On a smaller scale, Pandaw River Cruises has started to offer coastal sailings in Southeast Asia in addition to its numerous river cruises on the Mekong and Irrawaddy rivers. Closer to home, American Cruise Lines has cruises both along the U.S. and Canada coastlines as well as on U.S. rivers, and UnCruise offers a Columbia and Snake river sailing in addition to its numerous coastal cruises. French river cruise company CroisiEurope has some coastal ships as well. Since for the most part, river cruises can’t go where ocean cruises can and vice versa, it seems the two would work well together as a combined offering for passengers that have the time and the willingness to experience two very different types of cruising.

Perhaps for Viking, there’s a larger goal at play with the combination cruises, too. Travel Weekly’s cruise editor Tom Stieghorst recently reported that Viking’s senior vice president of marketing Richard Marnell admitted that one of Viking Ocean’s core challenges is that the Viking name is still associated primarily with river cruises. Combining the company’s ocean and river offerings could be seen as a way to introduce those river cruisers to the ocean product.

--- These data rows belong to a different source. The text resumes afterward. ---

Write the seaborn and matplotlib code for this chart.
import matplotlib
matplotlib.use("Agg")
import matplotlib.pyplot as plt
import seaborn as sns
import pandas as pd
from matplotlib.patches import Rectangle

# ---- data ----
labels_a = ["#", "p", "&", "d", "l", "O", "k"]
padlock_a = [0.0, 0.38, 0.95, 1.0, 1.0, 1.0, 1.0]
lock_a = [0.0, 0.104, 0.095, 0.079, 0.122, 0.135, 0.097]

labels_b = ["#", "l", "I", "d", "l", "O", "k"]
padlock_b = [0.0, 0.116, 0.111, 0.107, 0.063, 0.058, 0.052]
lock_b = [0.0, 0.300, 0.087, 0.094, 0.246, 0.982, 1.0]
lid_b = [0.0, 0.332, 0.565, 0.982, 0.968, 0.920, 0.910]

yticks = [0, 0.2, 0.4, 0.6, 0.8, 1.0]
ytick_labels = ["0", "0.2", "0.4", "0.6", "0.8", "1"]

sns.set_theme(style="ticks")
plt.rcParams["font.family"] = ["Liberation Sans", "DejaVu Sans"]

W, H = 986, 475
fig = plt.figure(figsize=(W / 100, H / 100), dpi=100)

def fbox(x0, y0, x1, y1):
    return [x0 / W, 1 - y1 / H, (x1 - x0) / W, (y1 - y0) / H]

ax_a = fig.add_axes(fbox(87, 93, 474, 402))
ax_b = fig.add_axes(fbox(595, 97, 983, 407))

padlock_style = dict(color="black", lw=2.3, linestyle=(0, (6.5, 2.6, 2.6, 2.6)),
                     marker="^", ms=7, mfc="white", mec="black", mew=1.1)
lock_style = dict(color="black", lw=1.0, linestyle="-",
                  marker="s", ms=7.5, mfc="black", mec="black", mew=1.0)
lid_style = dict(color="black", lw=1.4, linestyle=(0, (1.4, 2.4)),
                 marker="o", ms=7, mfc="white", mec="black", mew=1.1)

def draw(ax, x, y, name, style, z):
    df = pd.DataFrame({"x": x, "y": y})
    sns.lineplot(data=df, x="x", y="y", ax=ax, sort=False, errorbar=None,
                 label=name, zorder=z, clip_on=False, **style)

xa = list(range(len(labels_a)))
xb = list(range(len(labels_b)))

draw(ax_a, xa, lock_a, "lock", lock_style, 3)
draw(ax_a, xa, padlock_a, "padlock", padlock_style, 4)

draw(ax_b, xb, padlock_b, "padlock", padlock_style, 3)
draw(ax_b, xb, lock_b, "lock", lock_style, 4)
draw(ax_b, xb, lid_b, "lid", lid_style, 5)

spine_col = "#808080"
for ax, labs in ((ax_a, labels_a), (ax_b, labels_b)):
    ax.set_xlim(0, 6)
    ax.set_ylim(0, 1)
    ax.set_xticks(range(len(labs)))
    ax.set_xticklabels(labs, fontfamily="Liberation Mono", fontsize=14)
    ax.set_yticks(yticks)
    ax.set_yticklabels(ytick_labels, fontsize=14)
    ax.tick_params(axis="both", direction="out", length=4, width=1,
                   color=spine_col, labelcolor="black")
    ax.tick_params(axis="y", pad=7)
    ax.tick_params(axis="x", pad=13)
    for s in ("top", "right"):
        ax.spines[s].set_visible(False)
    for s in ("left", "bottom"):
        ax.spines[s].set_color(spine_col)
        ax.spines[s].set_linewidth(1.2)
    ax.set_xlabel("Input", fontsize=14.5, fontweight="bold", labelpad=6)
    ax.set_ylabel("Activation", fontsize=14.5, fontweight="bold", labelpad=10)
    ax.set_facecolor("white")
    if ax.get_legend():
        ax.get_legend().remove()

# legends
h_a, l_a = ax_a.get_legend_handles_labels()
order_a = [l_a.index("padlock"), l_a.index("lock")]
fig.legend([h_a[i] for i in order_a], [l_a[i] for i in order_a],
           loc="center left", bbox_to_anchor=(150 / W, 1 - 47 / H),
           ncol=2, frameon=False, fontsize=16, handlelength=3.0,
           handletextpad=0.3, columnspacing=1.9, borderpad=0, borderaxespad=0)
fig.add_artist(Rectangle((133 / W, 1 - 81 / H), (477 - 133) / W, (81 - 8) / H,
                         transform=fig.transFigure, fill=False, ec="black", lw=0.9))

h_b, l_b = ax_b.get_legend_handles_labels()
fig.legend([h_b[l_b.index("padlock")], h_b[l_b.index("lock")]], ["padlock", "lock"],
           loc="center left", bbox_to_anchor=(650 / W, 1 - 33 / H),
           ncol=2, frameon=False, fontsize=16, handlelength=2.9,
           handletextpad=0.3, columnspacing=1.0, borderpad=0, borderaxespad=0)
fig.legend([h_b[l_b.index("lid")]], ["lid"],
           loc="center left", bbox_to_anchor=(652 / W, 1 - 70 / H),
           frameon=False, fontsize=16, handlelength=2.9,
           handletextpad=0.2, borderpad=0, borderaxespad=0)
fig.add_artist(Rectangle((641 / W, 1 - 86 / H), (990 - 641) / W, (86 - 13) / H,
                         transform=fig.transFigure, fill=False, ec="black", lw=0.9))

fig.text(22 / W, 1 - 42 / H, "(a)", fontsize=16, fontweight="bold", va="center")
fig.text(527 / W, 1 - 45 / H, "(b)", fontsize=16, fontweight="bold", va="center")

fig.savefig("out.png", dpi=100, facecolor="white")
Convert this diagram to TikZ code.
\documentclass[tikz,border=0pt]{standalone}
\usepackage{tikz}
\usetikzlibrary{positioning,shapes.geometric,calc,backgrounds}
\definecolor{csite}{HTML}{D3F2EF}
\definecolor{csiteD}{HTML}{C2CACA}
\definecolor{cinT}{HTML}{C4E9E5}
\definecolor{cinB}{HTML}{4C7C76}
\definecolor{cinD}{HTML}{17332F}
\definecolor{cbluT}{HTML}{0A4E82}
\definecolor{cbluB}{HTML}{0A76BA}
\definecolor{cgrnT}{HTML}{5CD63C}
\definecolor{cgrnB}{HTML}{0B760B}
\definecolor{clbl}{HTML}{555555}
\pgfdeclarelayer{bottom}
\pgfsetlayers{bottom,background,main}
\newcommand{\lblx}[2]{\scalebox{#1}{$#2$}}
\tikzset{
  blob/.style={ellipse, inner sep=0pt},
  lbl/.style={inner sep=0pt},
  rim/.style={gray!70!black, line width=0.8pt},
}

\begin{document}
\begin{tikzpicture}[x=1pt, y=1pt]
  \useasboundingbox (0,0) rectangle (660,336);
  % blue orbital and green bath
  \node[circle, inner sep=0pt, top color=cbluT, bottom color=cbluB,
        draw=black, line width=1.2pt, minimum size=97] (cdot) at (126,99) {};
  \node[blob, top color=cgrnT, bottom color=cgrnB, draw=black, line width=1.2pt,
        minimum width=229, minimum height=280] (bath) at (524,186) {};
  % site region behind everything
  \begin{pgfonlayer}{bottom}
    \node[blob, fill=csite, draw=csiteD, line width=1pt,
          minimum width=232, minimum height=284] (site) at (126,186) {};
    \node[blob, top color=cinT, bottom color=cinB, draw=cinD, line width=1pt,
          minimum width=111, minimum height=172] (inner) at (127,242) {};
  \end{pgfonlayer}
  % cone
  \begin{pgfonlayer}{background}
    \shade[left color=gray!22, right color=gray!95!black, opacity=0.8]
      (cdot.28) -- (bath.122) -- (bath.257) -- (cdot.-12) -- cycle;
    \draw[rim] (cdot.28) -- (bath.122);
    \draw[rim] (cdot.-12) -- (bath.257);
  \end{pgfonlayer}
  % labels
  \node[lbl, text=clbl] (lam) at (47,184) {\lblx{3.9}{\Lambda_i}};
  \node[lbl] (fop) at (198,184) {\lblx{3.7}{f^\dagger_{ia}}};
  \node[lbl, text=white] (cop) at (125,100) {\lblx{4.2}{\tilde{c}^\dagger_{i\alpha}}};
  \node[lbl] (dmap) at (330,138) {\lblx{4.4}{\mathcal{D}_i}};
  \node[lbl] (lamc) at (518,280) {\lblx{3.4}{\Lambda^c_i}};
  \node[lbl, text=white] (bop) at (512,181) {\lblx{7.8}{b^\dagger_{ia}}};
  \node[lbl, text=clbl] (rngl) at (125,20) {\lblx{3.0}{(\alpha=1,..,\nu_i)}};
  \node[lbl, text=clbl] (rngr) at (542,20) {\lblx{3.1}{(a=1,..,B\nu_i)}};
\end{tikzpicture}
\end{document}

For companies with access to both markets, the opportunity to cross-market and introduce river cruisers to the oceans and ocean cruisers to the rivers is definitely an advantage worth weighing. While some might argue that they are very different markets with distinct passengers, river cruise line surveys of their passengers often find that many of them are ocean cruisers as well, suggesting that there is a potential marketplace for the ocean-river combination cruise.